ALL LIVING TISSUE PLASTIC.--What is true of inanimate matter is doubly

true of living tissue. The tissues of the human body can be molded into

almost any form you choose if taken in time. A child may be placed on

his feet at too early an age, and the bones of his legs form the habit

of remaining bent. The Flathead Indian binds a board on the skull of his

child, and its head forms the habit of remaining flat on the top. Wrong

bodily postures produce curvature of the spine, and pernicious modes of

dress deform the bones of the chest. The muscles may be trained into the

habit of keeping the shoulders straight or letting them droop; those of

the back, to keep the body well up on the hips, or to let it sag; those

of locomotion, to give us a light, springy step, or to allow a shuffling

carriage; those of speech, to give us a clear-cut, accurate

articulation, or a careless, halting one; and those of the face, to give

us a cheerful cast of countenance, or a glum and morose expression.
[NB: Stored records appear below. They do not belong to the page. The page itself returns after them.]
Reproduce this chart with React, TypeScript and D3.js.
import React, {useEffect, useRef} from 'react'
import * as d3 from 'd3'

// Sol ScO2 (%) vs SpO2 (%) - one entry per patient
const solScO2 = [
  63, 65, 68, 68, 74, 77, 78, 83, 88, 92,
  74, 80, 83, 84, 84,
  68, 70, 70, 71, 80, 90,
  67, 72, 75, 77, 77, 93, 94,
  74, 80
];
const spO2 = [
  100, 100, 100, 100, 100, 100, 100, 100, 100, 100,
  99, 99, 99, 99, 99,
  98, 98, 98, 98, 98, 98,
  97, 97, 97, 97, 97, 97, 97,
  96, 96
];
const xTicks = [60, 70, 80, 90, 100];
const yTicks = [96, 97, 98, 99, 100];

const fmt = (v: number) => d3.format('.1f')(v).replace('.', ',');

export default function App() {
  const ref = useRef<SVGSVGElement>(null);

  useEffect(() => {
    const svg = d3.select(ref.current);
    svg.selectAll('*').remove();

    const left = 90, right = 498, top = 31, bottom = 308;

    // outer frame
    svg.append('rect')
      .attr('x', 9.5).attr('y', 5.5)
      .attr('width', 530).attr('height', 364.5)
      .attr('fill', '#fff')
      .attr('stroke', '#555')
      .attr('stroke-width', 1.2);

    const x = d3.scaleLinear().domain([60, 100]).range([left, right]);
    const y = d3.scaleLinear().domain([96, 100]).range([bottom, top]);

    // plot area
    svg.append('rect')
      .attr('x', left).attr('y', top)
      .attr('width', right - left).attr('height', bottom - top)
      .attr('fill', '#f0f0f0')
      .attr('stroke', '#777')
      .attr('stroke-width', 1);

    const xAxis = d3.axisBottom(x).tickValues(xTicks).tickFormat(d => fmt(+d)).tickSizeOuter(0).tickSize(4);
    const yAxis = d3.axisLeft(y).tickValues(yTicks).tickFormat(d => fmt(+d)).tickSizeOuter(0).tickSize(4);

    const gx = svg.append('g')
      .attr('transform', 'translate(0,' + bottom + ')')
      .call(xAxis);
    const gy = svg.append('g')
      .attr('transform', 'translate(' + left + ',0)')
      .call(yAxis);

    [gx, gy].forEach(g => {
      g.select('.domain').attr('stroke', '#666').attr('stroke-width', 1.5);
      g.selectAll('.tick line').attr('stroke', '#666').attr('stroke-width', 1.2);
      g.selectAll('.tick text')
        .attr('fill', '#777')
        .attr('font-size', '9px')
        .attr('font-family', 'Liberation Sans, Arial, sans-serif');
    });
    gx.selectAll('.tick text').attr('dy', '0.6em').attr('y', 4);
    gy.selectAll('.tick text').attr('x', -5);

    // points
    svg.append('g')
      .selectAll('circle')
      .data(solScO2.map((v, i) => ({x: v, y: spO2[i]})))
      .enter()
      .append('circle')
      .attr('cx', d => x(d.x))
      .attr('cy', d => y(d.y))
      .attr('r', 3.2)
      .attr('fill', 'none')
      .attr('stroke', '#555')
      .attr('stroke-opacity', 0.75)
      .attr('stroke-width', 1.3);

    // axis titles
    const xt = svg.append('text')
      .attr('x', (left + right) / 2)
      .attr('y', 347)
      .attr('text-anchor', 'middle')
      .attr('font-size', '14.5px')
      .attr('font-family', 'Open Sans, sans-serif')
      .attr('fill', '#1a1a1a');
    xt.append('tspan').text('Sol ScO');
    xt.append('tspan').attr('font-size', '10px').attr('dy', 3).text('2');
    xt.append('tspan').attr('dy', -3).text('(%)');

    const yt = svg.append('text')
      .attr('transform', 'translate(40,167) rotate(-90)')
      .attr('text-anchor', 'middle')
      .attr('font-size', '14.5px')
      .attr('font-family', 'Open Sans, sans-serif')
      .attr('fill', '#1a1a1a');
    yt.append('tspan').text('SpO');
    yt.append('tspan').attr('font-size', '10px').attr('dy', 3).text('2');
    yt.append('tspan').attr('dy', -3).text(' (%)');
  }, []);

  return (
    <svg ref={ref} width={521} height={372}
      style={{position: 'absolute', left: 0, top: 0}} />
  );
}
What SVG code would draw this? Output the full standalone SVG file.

HABIT A MODIFICATION OF BRAIN TISSUE.--But the nervous tissue is the

most sensitive and easily molded of all bodily tissues. In fact, it is

probable that the real habit of our characteristic walk, gesture, or

speech resides in the brain, rather than in the muscles which it

controls. So delicate is the organization of the brain structure and so

unstable its molecules, that even the perfume of the flower, which

assails the nose of a child, the song of a bird, which strikes his ear,

or the fleeting dream, which lingers but for a second in his sleep, has

so modified his brain that it will never again be as if these things had

not been experienced. Every sensory current which runs in from the

outside world; every motor current which runs out to command a muscle;

every thought that we think, has so modified the nerve structure through

which it acts, that a tendency remains for a like act to be repeated.

Our brain and nervous system is daily being molded into fixed habits of

acting by our thoughts and deeds, and thus becomes the automatic

register of all we do.



The old Chinese fairy story hits upon a fundamental and vital truth.

These celestials tell their children that each child is accompanied by

day and by night, every moment of his life, by an invisible fairy, who

is provided with a pencil and tablet. It is the duty of this fairy to

put down every deed of the child, both good and evil, in an indelible

record which will one day rise as a witness against him. So it is in

very truth with our brains. The wrong act may have been performed in

secret, no living being may ever know that we performed it, and a

merciful Providence may forgive it; but the inexorable monitor of our

deeds was all the time beside us writing the record, and the history of

that act is inscribed forever in the tissues of our brain. It may be

repented of bitterly in sackcloth and ashes and be discontinued, but its

effects can never be quite effaced; they will remain with us a handicap

till our dying day, and in some critical moment in a great emergency we

shall be in danger of defeat from that long past and forgotten act.



WE MUST FORM HABITS.--We must, then, form habits. It is not at all in

our power to say whether we will form habits or not; for, once started,

they go on forming themselves by day and night, steadily and

relentlessly. Habit is, therefore, one of the great factors to be

reckoned with in our lives, and the question becomes not, Shall we form

habits? but What habits we shall form. And we have the determining of

this question largely in our own power, for habits do not just happen,

nor do they come to us ready made. We ourselves make them from day to

day through the acts we perform, and in so far as we have control over

our acts, in that far we can determine our habits.